みなさん、「首都圏外郭放水路(しゅとけんがいかくほうすいろ)」って聞いたことありますか?埼玉県春日部市にある、この施設は、豪雨による洪水から私たちを守るために作られた、世界でもトップクラスの巨大地下施設です。その壮大さから「地下神殿」とも呼ばれ、実は見学もできるんです!
先日、当社が所属している文京区産業協会の施設見学会で、この首都圏外郭放水路を見学してきましたので、建設の背景や仕組み、そして現地での楽しみ方をご紹介いたします。
首都圏外郭放水路は、埼玉県に流れるいくつかの川(綾瀬川・中川・古隅田川など)が豪雨で増水したときに、水を地下に逃がして洪水を防ぐための施設です。
施設の中でも特に印象的なのが、地下50メートルにある「調圧水槽(ちょうあつすいそう)」。幅78メートル、奥行き177メートル、高さ18メートルもある巨大空間に並ぶ59本の柱は、古代ギリシャやエジプトの神殿を思わせる荘厳な雰囲気を醸し出しています。この光景から「地下神殿」という愛称が生まれたのも納得です。
日本は昔から川が多く、大雨が降るとすぐに洪水になる地域もありました。特に都市部ではコンクリートやアスファルトが多いため、水が地面にしみ込まず、洪水の被害が深刻化しています。そこで、洪水対策として1982年に首都圏外郭放水路の計画がスタートし、1993年に建設が始まりました。
完成までには約13年かかり、2006年についにお披露目となりました。この間に使われたお金はなんと2300億円!それでも毎年のように発生していた洪水被害を大幅に減らせたと考えると、必要な投資だったといえます。
首都圏外郭放水路の最大の意義は、言うまでもなく洪水対策です。都市化が進み、地表の保水能力が低下している現代において、このような大規模な地下放水路の存在は、都市の安全を守る上で極めて重要です。この施設があるおかげで、周辺地域では洪水のリスクがぐっと下がりました。特に、豪雨のたびに家や道路が水に浸かっていた地域では、安心して暮らせるようになったという声がたくさんあります。
この施設は、日本の土木技術の粋を集めた傑作と言えます。巨大な地下空間を掘削し、精密な水流制御システムを構築する技術は、世界的にも高く評価されています。
首都圏外郭放水路の仕組みを簡単に説明すると、次のような流れで洪水を防いでいます。
首都圏外郭放水路では、一般の方々向けに見学会を開催しています。これは単なる施設見学にとどまらず、防災インフラの重要性を体感できる貴重な機会となっています。
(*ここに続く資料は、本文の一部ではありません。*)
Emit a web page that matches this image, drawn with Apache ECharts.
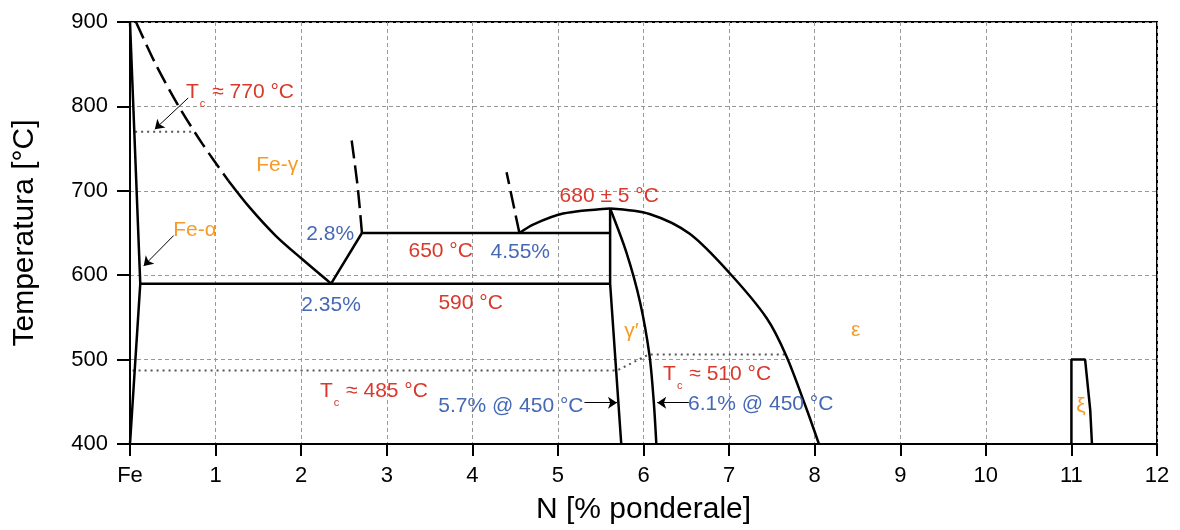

大人気の地下神殿「調圧水槽」の見学に加え、非公開だった作業用通路やポンプ室、ガスタービン部、インペラ部などを開放し、4コースが設定されています。
地下神殿「調圧水槽」の見学を約55分に凝縮したコース。
コンシェルジュによる施設概要説明と自由見学時間があります。
「調圧水槽」は、とにかく巨大!高い柱が立ち並ぶ様子は圧巻で、自然に「おお~!」と声が出てしまいます。SNS映え間違いなしの場所です。
キャットウォーク(作業員用通路)を歩き、立坑内の階段を途中まで降りていくコース。深さ70メートルの迫力を存分に楽しめます。
首都圏外郭放水路の心臓部であるポンプをメインに構成したコース。
地下神殿「調圧水槽」とポンプ室内を見学し、国内唯一のポンプ設備の機能や役割、迫力の特殊ガスタービンの機械部まで見学できます。
調圧水槽最奥部にある巨大なインペラ(羽根車)を特別装備(長靴とヘッドライト付きヘルメットを着用)で見学するコース。
第一立坑から調圧水槽、排水ポンプのインペラ(羽根車)へと水の流れが実感でき見どころ満載です。
首都圏外郭放水路は見学予約が必要ですが、公式サイトからも簡単に申し込めます。アクセスは電車と徒歩で行けるので、気軽に訪れることができます。周辺には春日部ならではのおいしいグルメスポットもあるので、観光気分で楽しめますよ。
〈見学の際の注意点〉
施設の性質上、天候の急変により稼働する場合があります。そのため、やむを得ず見学会が中止されることがあります。見学を計画する際は、事前にホームページで最新情報を確認することをおすすめします。
首都圏外郭放水路は、現代の技術と知恵が結集した、まさに「現代の神殿」と呼ぶにふさわしい施設です。機会があれば、ぜひ一度訪れて、その壮大さを体感してみてください。きっと、防災インフラに対する理解が深まり、新たな発見と感動を得ることができるはずです!